The fact that a man who is firstly, credibly accused of sexual assault with no real investigation, and secondly so blatantly partisan, was confirmed on pure party lines to serve as a lifetime judge on the Supreme Court baffles me. The legitimacy of the institution and the trust in the process to seat qualified individuals is gone. Gerth and Mills define a state as “a human community that successfully claims the monopoly of the legitimate use of physical force within a given territory” (1946: 78). People obey out of fear and force, but also out of respect that what is happening is just and right. They continue on Weber by saying, “organized domination, which calls for continuous administration, requires that human conduct be conditioned to obedience towards those masters who claim to be the bearers of legitimate power” (Gerth and Mills 1946: 80).
This domination should be by a ruler with legitimate reason to be in power.
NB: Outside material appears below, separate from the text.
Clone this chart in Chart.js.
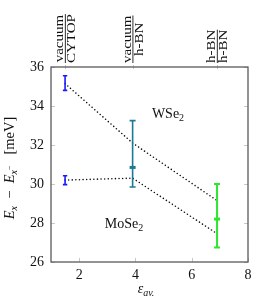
<!DOCTYPE html>
<html>
<head>
<meta charset="utf-8">
<script src="https://cdn.jsdelivr.net/npm/chart.js@4"></script>
<style>
  html, body { margin: 0; padding: 0; background: #fff; }
  #wrap { width: 259px; height: 303px; }
</style>
</head>
<body>
<div id="wrap"><canvas id="chart"></canvas></div>
<script>
// substrate positions (average dielectric constant)
const epsAv = [1.5, 3.9, 6.9];
const envTop = ['vacuum', 'vacuum', 'h-BN'];
const envBottom = ['CYTOP', 'h-BN', 'h-BN'];

// dotted model lines
const wse2Line = [35.15, 32.1, 29.15];
const mose2Line = [30.2, 30.3, 27.45];

// measured points with error bars
const errX = [1.5, 1.5, 3.9, 6.9];
const errMid = [35.15, 30.2, 30.85, 28.2];
const errLow = [34.8, 29.97, 29.85, 26.75];
const errHigh = [35.55, 30.42, 33.25, 30.0];
const errColor = ['#1a1aff', '#1a1aff', '#1b7a96', '#2ee62e'];

const xTicks = [2, 4, 6, 8];
const yTicks = [26, 28, 30, 32, 34, 36];

const SERIF = '"Liberation Serif", serif';

// draws a sequence of text pieces [text, size, italic, dy] starting at x
function drawPieces(ctx, pieces, x, y) {
    pieces.forEach(p => {
        ctx.font = (p[2] ? 'italic ' : '') + p[1] + 'px ' + SERIF;
        ctx.fillText(p[0], x, y + (p[3] || 0));
        x += ctx.measureText(p[0]).width;
    });
}
function piecesWidth(ctx, pieces) {
    let w = 0;
    pieces.forEach(p => {
        ctx.font = (p[2] ? 'italic ' : '') + p[1] + 'px ' + SERIF;
        w += ctx.measureText(p[0]).width;
    });
    return w;
}

const decorPlugin = {
    id: 'decor',
    afterDatasetsDraw(chart) {
        const ctx = chart.ctx;
        const xs = chart.scales.x, ys = chart.scales.y;
        const a = chart.chartArea;
        ctx.save();

        // error bars
        errX.forEach((xv, i) => {
            const px = xs.getPixelForValue(xv);
            const pLo = ys.getPixelForValue(errLow[i]);
            const pHi = ys.getPixelForValue(errHigh[i]);
            const pMid = ys.getPixelForValue(errMid[i]);
            const cap = i < 2 ? 2.2 : 3;
            ctx.strokeStyle = errColor[i];
            ctx.fillStyle = errColor[i];
            ctx.lineWidth = i === 3 ? 2 : 1.6;
            ctx.beginPath();
            ctx.moveTo(px, pLo); ctx.lineTo(px, pHi);
            ctx.moveTo(px - cap, pLo); ctx.lineTo(px + cap, pLo);
            ctx.moveTo(px - cap, pHi); ctx.lineTo(px + cap, pHi);
            ctx.stroke();
            if (i >= 2) ctx.fillRect(px - 3, pMid - 1.5, 6, 3);
        });

        // inner ticks
        ctx.strokeStyle = '#c8c8c8';
        ctx.lineWidth = 1;
        ctx.beginPath();
        xTicks.forEach(v => {
            const px = Math.round(xs.getPixelForValue(v)) + 0.5;
            ctx.moveTo(px, a.bottom); ctx.lineTo(px, a.bottom - 4);
        });
        yTicks.forEach(v => {
            const py = Math.round(ys.getPixelForValue(v)) + 0.5;
            ctx.moveTo(a.left, py); ctx.lineTo(a.left + 4, py);
            ctx.moveTo(a.right, py); ctx.lineTo(a.right - 4, py);
        });
        epsAv.forEach(v => {
            const px = Math.round(xs.getPixelForValue(v)) + 0.5;
            ctx.moveTo(px, a.top - 2); ctx.lineTo(px, a.top + 2);
        });
        ctx.stroke();

        // axis box
        ctx.strokeStyle = '#5a5a5a';
        ctx.lineWidth = 1.3;
        ctx.strokeRect(a.left, a.top, a.right - a.left, a.bottom - a.top);

        ctx.fillStyle = '#111';
        ctx.textBaseline = 'alphabetic';

        // top axis: rotated fractions
        epsAv.forEach((v, i) => {
            const px = xs.getPixelForValue(v);
            ctx.save();
            ctx.translate(px, a.top - 4);
            ctx.rotate(-Math.PI / 2);
            ctx.scale(1.2, 1);
            ctx.font = '12.5px ' + SERIF;
            const w1 = ctx.measureText(envTop[i]).width;
            const w2 = ctx.measureText(envBottom[i]).width;
            const w = Math.max(w1, w2);
            ctx.textAlign = 'center';
            ctx.fillText(envTop[i], w / 2, -1.8);
            ctx.fillText(envBottom[i], w / 2, 10);
            ctx.strokeStyle = '#111';
            ctx.lineWidth = 0.8;
            ctx.beginPath();
            ctx.moveTo(0, 0.3); ctx.lineTo(w, 0.3);
            ctx.stroke();
            ctx.restore();
        });

        // annotations
        ctx.textAlign = 'left';
        const wLab = [['WSe', 14, false], ['2', 10, false, 3]];
        drawPieces(ctx, wLab, 168 - piecesWidth(ctx, wLab) / 2, 118);
        const mLab = [['MoSe', 14, false], ['2', 10, false, 3]];
        drawPieces(ctx, mLab, 124 - piecesWidth(ctx, mLab) / 2, 228);

        // x title
        const xLab = [['\u03b5', 14, true], ['av.', 10, true, 3]];
        drawPieces(ctx, xLab, 146 - piecesWidth(ctx, xLab) / 2, 293);

        // y title
        const yLab = [['E', 14.5, true], ['x', 10, true, 3], ['  \u2212  ', 14.5, false],
                      ['E', 14.5, true], ['x', 10, true, 3], ['\u2212', 8, false, -2],
                      ['   [meV]', 14.5, false]];
        ctx.save();
        ctx.translate(14, 168);
        ctx.rotate(-Math.PI / 2);
        drawPieces(ctx, yLab, -piecesWidth(ctx, yLab) / 2, 0);
        ctx.restore();

        ctx.restore();
    }
};

const dotted = {
    showLine: true,
    pointRadius: 0,
    borderColor: '#111',
    borderWidth: 1.6,
    borderDash: [0, 3.6],
    borderCapStyle: 'round',
    fill: false
};

new Chart(document.getElementById('chart'), {
    type: 'scatter',
    data: {
        datasets: [
            { ...dotted, label: 'WSe2', data: epsAv.map((x, i) => ({ x, y: wse2Line[i] })) },
            { ...dotted, label: 'MoSe2', data: epsAv.map((x, i) => ({ x, y: mose2Line[i] })) }
        ]
    },
    options: {
        responsive: true,
        maintainAspectRatio: false,
        animation: false,
        devicePixelRatio: 1,
        layout: { padding: { top: 67, right: 11, left: 0, bottom: 0 } },
        plugins: { legend: { display: false }, tooltip: { enabled: false } },
        scales: {
            x: {
                type: 'linear', min: 1, max: 8,
                afterBuildTicks: s => { s.ticks = xTicks.map(v => ({ value: v })); },
                afterFit: s => { s.height = 41; },
                grid: { display: false, drawTicks: false },
                border: { display: false },
                ticks: { padding: 5, color: '#111', font: { family: SERIF, size: 14 } }
            },
            y: {
                type: 'linear', min: 26, max: 36,
                afterBuildTicks: s => { s.ticks = yTicks.map(v => ({ value: v })); },
                afterFit: s => { s.width = 51; },
                grid: { display: false, drawTicks: false },
                border: { display: false },
                ticks: { padding: 7, color: '#111', font: { family: SERIF, size: 14 } }
            }
        }
    },
    plugins: [decorPlugin]
});
</script>
</body>
</html>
Hopefully the power the ruler has over the ruled is first dimension, in that everybody involved is aware of the rules and has equal opportunity to gain power (Gaventa 1980: 5). However, that is usually not the case, and the power dynamics lie in the second dimension. In the second dimension, both parties are aware of the rules, but one knows they cannot act a certain way without consequences (Gaventa 1980: 8). Those who face inequalities do as they are told because they have something to lose if they disobey.
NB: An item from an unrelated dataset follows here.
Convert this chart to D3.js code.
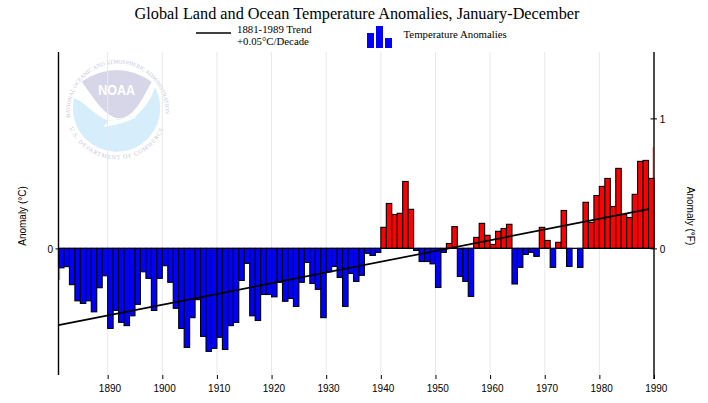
<!DOCTYPE html>
<html><head><meta charset="utf-8">
<script src="https://cdn.jsdelivr.net/npm/d3@7"></script>
<style>html,body{margin:0;padding:0;background:#fff}svg{display:block}</style>
</head><body><svg id="c" width="708" height="403"></svg>
<script>
const firstYear = 1881;
const anomalies = [-.083,-.078,-.155,-.224,-.235,-.224,-.271,-.168,-.117,
 -.342,-.265,-.316,-.330,-.288,-.239,-.100,-.128,-.265,-.128,
 -.074,-.145,-.256,-.342,-.423,-.296,-.219,-.376,-.440,-.427,
 -.380,-.432,-.330,-.316,-.137,-.064,-.288,-.308,-.197,-.197,
 -.207,-.145,-.226,-.214,-.248,-.145,-.060,-.150,-.175,-.296,
 -.100,-.077,-.124,-.248,-.107,-.141,-.115,-.021,-.030,-.017,
 .090,.192,.145,.150,.286,.167,-.009,-.056,-.056,-.066,
 -.167,-.017,.021,.093,-.120,-.141,-.205,.047,.107,.056,
 .017,.073,.085,.103,-.152,-.081,-.026,-.017,-.034,.090,
 .034,-.081,.026,.162,-.077,0,-.081,.197,.111,.226,
 .265,.299,.179,.342,.145,.132,.231,.372,.376,.299];
const edgeYears = [1881, 1990];
const edgeValues = [-.135, .432];
const trendYears = [1881, 1989];
const trendValues = [-.328, .168];
const xTickYears = [1890,1900,1910,1920,1930,1940,1950,1960,1970,1980,1990];
const leftTicks = [0];
const rightTicks = [0,1];
const titleText = "Global Land and Ocean Temperature Anomalies, January-December";
const legendTrend = ["1881-1989 Trend","+0.05°C/Decade"];
const legendBarsText = "Temperature Anomalies";
const legendBarValues = [15,22,10];

const svg = d3.select("#c");
const serif = "'Liberation Serif','Times New Roman',serif";
const sans = "'Liberation Sans',Arial,sans-serif";
const L=58.5,R=654,T=52,B=375;
const x = d3.scaleLinear().domain([1881,1990]).range([L,R]);
const y = d3.scaleLinear().domain([-126.6/234,196.4/234]).range([B,T]);
const yF = d3.scaleLinear().domain(y.domain().map(d=>d*1.8)).range([B,T]);
const step = x(1882)-x(1881);

// logo (faint watermark)
const logo = svg.append("g").attr("transform","translate(40,0) scale(0.3333)");
logo.append("path").attr("fill","#d6eefb")
 .attr("d","M102,295 C135,305 165,350 205,362 L285,350 C315,325 335,295 345,262 A131,131 0 1 1 102,295 Z");
logo.append("path").attr("fill","#d6d6e8")
 .attr("d","M125,245 Q230,175 335,245 C310,290 285,350 240,355 C195,355 160,290 125,245 Z");
logo.append("path").attr("fill","#fff")
 .attr("d","M190,381 C230,374 265,366 290,350 C265,352 225,362 205,362 Z");
logo.append("text").attr("x",230).attr("y",286).attr("text-anchor","middle")
 .attr("font-family",sans).attr("font-weight","bold").attr("font-size",42)
 .attr("textLength",110).attr("lengthAdjust","spacingAndGlyphs")
 .attr("fill","#fff").text("NOAA");
const defs = svg.append("defs");
defs.append("path").attr("id","ringTop").attr("d","M97,378 A143,143 0 1 1 372,368");
defs.append("path").attr("id","ringBot").attr("d","M88,385 A155,155 0 0 0 372,385");
[["#ringTop","NATIONAL OCEANIC AND ATMOSPHERIC ADMINISTRATION",17,0],["#ringBot","U.S. DEPARTMENT OF COMMERCE",18,2.6]].forEach(([h,t,fs,ls])=>{
 logo.append("text").attr("font-family",serif).attr("font-size",fs).attr("letter-spacing",ls).attr("fill","#c4c8dc")
  .append("textPath").attr("href",h).attr("startOffset","50%").attr("text-anchor","middle").text(t);
});
// gridlines run over the logo
svg.append("g").selectAll("line").data(xTickYears.slice(0,-1)).join("line")
 .attr("x1",x).attr("x2",x).attr("y1",T).attr("y2",B)
 .attr("stroke","#e9e9e9").attr("stroke-width",1);

// edge years, only a sliver of each shows at the axes
svg.append("g").selectAll("rect").data(edgeYears).join("rect")
 .attr("x",(d,i)=> i ? x(d)-1.6 : x(d)+.4).attr("width",1.3)
 .attr("y",(d,i)=>Math.min(y(edgeValues[i]),y(0)))
 .attr("height",(d,i)=>Math.abs(y(edgeValues[i])-y(0)))
 .attr("fill",(d,i)=> edgeValues[i]<0 ? "#a8a8ff" : "#ffa0a0");

// bars
svg.append("g").selectAll("rect").data(anomalies).join("rect")
 .attr("x",(d,i)=>x(firstYear+i)).attr("width",step)
 .attr("y",d=>Math.min(y(d),y(0))).attr("height",d=>Math.abs(y(d)-y(0)))
 .attr("fill",d=>d<0?"#0000ff":"#ff0000")
 .attr("stroke","#000").attr("stroke-width",1.1);

// zero line and trend
svg.append("line").attr("x1",L).attr("x2",R).attr("y1",y(0)).attr("y2",y(0))
 .attr("stroke","#000").attr("stroke-width",1.3);
const line = d3.line().x(d=>x(d)).y((d,i)=>y(trendValues[i]));
svg.append("path").attr("d",line(trendYears)).attr("fill","none").attr("stroke","#000").attr("stroke-width",1.7);

// axes
const xAxis = d3.axisBottom(x).tickValues(xTickYears).tickFormat(d3.format("d")).tickSize(4).tickPadding(6);
const gx = svg.append("g").attr("transform",`translate(0,${B})`).call(xAxis);
gx.select(".domain").remove();
gx.selectAll("text").attr("dx",1.8);
const gl = svg.append("g").attr("transform",`translate(${L},0)`)
 .call(d3.axisLeft(y).tickValues(leftTicks).tickFormat(d3.format("d")).tickSize(3).tickPadding(2.5));
gl.select(".domain").attr("d",`M0,${T}V${B}`);
const gr = svg.append("g").attr("transform",`translate(${R},0)`)
 .call(d3.axisRight(yF).tickValues(rightTicks).tickFormat(d3.format("d")).tickSize(3).tickPadding(2.8));
gr.select(".domain").attr("d",`M0,${T}V${B+4}`);
gr.selectAll(".tick line").attr("x1",-3.5);
[gl,gr].forEach(g=>g.selectAll("text").attr("dy","0.45em"));
[gx,gl,gr].forEach(g=>{
 g.attr("font-family",sans).attr("font-size",10);
 g.selectAll("text").attr("fill","#000");
 g.selectAll("line").attr("stroke","#000");
 g.select(".domain").attr("stroke","#000").attr("stroke-width",1.4);
});

// axis titles
svg.append("text").attr("transform","translate(26,216) rotate(-90)").attr("text-anchor","middle")
 .attr("font-family",sans).attr("font-size",10).text("Anomaly (°C)");
svg.append("text").attr("transform","translate(687,216) rotate(90)").attr("text-anchor","middle")
 .attr("font-family",sans).attr("font-size",10).text("Anomaly (°F)");

// title and legend
svg.append("text").attr("x",357).attr("y",18.5).attr("text-anchor","middle")
 .attr("font-family",serif).attr("font-size",16.25).text(titleText);
svg.append("line").attr("x1",196).attr("x2",231).attr("y1",33).attr("y2",33).attr("stroke","#000").attr("stroke-width",1.7);
svg.append("g").selectAll("text").data(legendTrend).join("text")
 .attr("x",237).attr("y",(d,i)=>33+i*12).attr("font-family",serif).attr("font-size",10.8).text(d=>d);
svg.append("g").selectAll("rect").data(legendBarValues).join("rect")
 .attr("x",(d,i)=>367+i*9).attr("width",7).attr("y",d=>48-d).attr("height",d=>d).attr("fill","#0000ff");
svg.append("text").attr("x",403.5).attr("y",38).attr("font-family",serif).attr("font-size",10.8).text(legendBarsText);
</script></body></html>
This is what happens in United States’ elections because parties are trying to win an election, so they will refrain from certain behavior because of this. Lastly there is the third dimension of power, which is when the powerless are not even aware of the domination imposed on them, and they actually believe what is happening is to their benefit (Gaventa 1980: 11). For example, poor minorities who voted for Donald Trump because they actually believed he would help them. Rosanvallon cites a quote from Jean-Jacques Rousseau which to him implies that, “the idea that political legitimacy is not fully achieved until a regime enjoys the unanimous support of its citizens” (2011: 17). This sounds extreme, but makes sense if you think about it. Almost every American supports the system of democracy in place.
Yes, many people have things they would want to change here and there, but overall would not want to change regime types to socialism or authoritarianism. In regards to history, Marx said, “the tradition of all dead generations weighs like a nightmare on the brain of the living” (year: 595). Not only do people remember the failed forms of government, but they use that memory to attempt to not have history repeat itself. Marx continues, “just when they seem engaged in revolutionizing themselves and things, […] they anxiously conjure up the spirits of the past to their service” (year: 595).
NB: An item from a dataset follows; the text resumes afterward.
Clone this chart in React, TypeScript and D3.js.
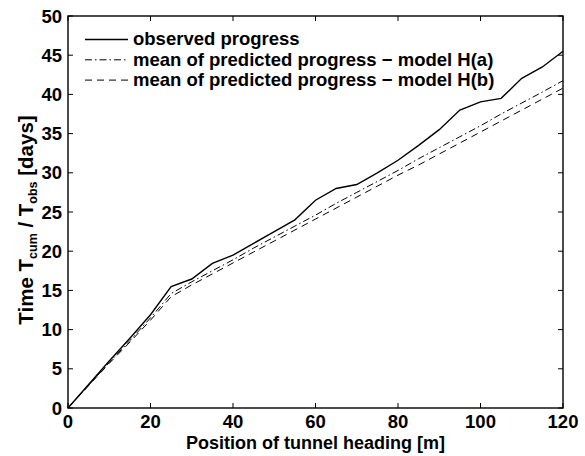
import React from "react";
import * as d3 from "d3";

const positions = [0, 5, 10, 15, 20, 25, 30, 35, 40, 45, 50, 55, 60, 65, 70, 75, 80, 85, 90, 95, 100, 105, 110, 115, 120];
const observed = [0, 3.0, 6.0, 8.9, 11.9, 15.5, 16.45, 18.45, 19.5, 21.0, 22.5, 24.0, 26.5, 28.0, 28.5, 30.0, 31.6, 33.5, 35.5, 38.0, 39.05, 39.5, 42.05, 43.5, 45.5];
const modelHa = [0, 2.9, 5.8, 8.6, 11.5, 14.6, 16.1, 17.5, 18.9, 20.4, 21.8, 23.2, 24.6, 26.1, 27.5, 28.9, 30.3, 31.8, 33.2, 34.6, 36.0, 37.5, 38.9, 40.3, 41.75];
const modelHb = [0, 2.85, 5.7, 8.4, 11.2, 14.2, 15.7, 17.1, 18.5, 19.9, 21.3, 22.7, 24.1, 25.5, 26.9, 28.3, 29.7, 31.0, 32.4, 33.8, 35.2, 36.6, 38.0, 39.4, 40.8];
const xTicks = [0, 20, 40, 60, 80, 100, 120];
const yTicks = [0, 5, 10, 15, 20, 25, 30, 35, 40, 45, 50];
const legendLabels = [
  "observed progress",
  "mean of predicted progress \u2212 model H(a)",
  "mean of predicted progress \u2212 model H(b)",
];

const W = 585;
const H = 456;
const L = 68, R = 563, T = 16, B = 408;
const font = "Arial, 'Liberation Sans', Helvetica, sans-serif";

export default function App() {
  const x = d3.scaleLinear().domain([0, 120]).range([L, R]);
  const y = d3.scaleLinear().domain([0, 50]).range([B, T]);
  const line = (vals: number[]) =>
    d3.line<number>().x((_, i) => x(positions[i])).y((v) => y(v))(vals) || "";
  const series = [
    { vals: observed, dash: "none", w: 1.4 },
    { vals: modelHa, dash: "7,3,1.5,3", w: 1 },
    { vals: modelHb, dash: "7,5", w: 1 },
  ];
  const tickLen = 5;
  return (
    <svg
      width={W}
      height={H}
      style={{ position: "absolute", left: 0, top: 0, background: "#fff" }}
      fontFamily={font}
    >
      <rect x={0} y={0} width={W} height={H} fill="#fff" />
      {series.map((s, i) => (
        <path key={i} d={line(s.vals)} fill="none" stroke="#000" strokeWidth={s.w} strokeDasharray={s.dash} />
      ))}
      <rect x={L} y={T} width={R - L} height={B - T} fill="none" stroke="#000" strokeWidth={1.4} />
      {xTicks.map((t) => (
        <g key={"x" + t}>
          <line x1={x(t)} x2={x(t)} y1={B} y2={B - tickLen} stroke="#000" />
          <line x1={x(t)} x2={x(t)} y1={T} y2={T + tickLen} stroke="#000" />
          <text x={x(t)} y={428} textAnchor="middle" fontSize={18.5} fontWeight="bold">
            {t}
          </text>
        </g>
      ))}
      {yTicks.map((t) => (
        <g key={"y" + t}>
          <line x1={L} x2={L + tickLen} y1={y(t)} y2={y(t)} stroke="#000" />
          <line x1={R} x2={R - tickLen} y1={y(t)} y2={y(t)} stroke="#000" />
          <text x={62} y={y(t) + 6.6} textAnchor="end" fontSize={18.5} fontWeight="bold">
            {t}
          </text>
        </g>
      ))}
      <text x={(L + R) / 2} y={449} textAnchor="middle" fontSize={18} fontWeight="bold">
        Position of tunnel heading [m]
      </text>
      <text
        transform={`translate(33, 220) rotate(-90)`}
        textAnchor="middle"
        fontSize={20.5}
        fontWeight="bold"
      >
        Time T<tspan fontSize={12.5} dy={4}>cum</tspan>
        <tspan dy={-4}> / T</tspan>
        <tspan fontSize={12.5} dy={4}>obs</tspan>
        <tspan dy={-4}> [days]</tspan>
      </text>
      {legendLabels.map((lab, i) => {
        const ly = 39.5 + i * 20.3;
        return (
          <g key={"l" + i}>
            <line x1={85} x2={128} y1={ly} y2={ly} stroke="#000" strokeWidth={series[i].w} strokeDasharray={series[i].dash} />
            <text x={133} y={ly + 5.7} fontSize={18.5} fontWeight="bold">
              {lab}
            </text>
          </g>
        );
      })}
    </svg>
  );
}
It seems he is convinced that there will never be an entirely new order. This makes sense because aspects of regimes will most likely have similarities, but what Marx was calling for was a complete overthrow of the government. Though I would argue that the United States is running with rational, or legal, legitimacy, there are aspects of the other two involved. Traditional, because we keep the voting system, electoral college, four-year term limit in place, because that’s the way it’s always been.
Presidents are elected and then re-elected because they have charismatic qualities people can get behind. Yes, they will be replaced because that is the structure of government we have, but one reason someone was elected was because he was seen as a legitimate candidate to be president. In his other work, Weber explored the “validity of a domination” (1922: 953). Not only do the people need to think the ruler is legitimate, but he does too. In most cases, leaders see themselves as “deserved” and having “superiority” (Weber 1922: 953).
Weber explains that domination needs to legitimize itself when he states, “generally observable need of any power, or even of any advantage of life, to justify itself” (1922: 953). Someone cannot just take up power and start dictating peoples’ lives without justification. People would not listen and revolt if someone used violence to oppress them and the people saw them as illegitimate. Weber states that, “without exception every sphere of social action is profoundly influenced by structures of dominancy” (1922: 941).
Legitimacy of political institutions is so profoundly important because it affects almost every aspect of everyone’s lives. People need to trust that their leader will act in their best interest because it can directly affect them and could even mean in some cases life or death for them. In return, people will respect them and abide by their laws, that they see as fair. If this relationship or mutual respect and understanding does not exist, then the regime is doomed.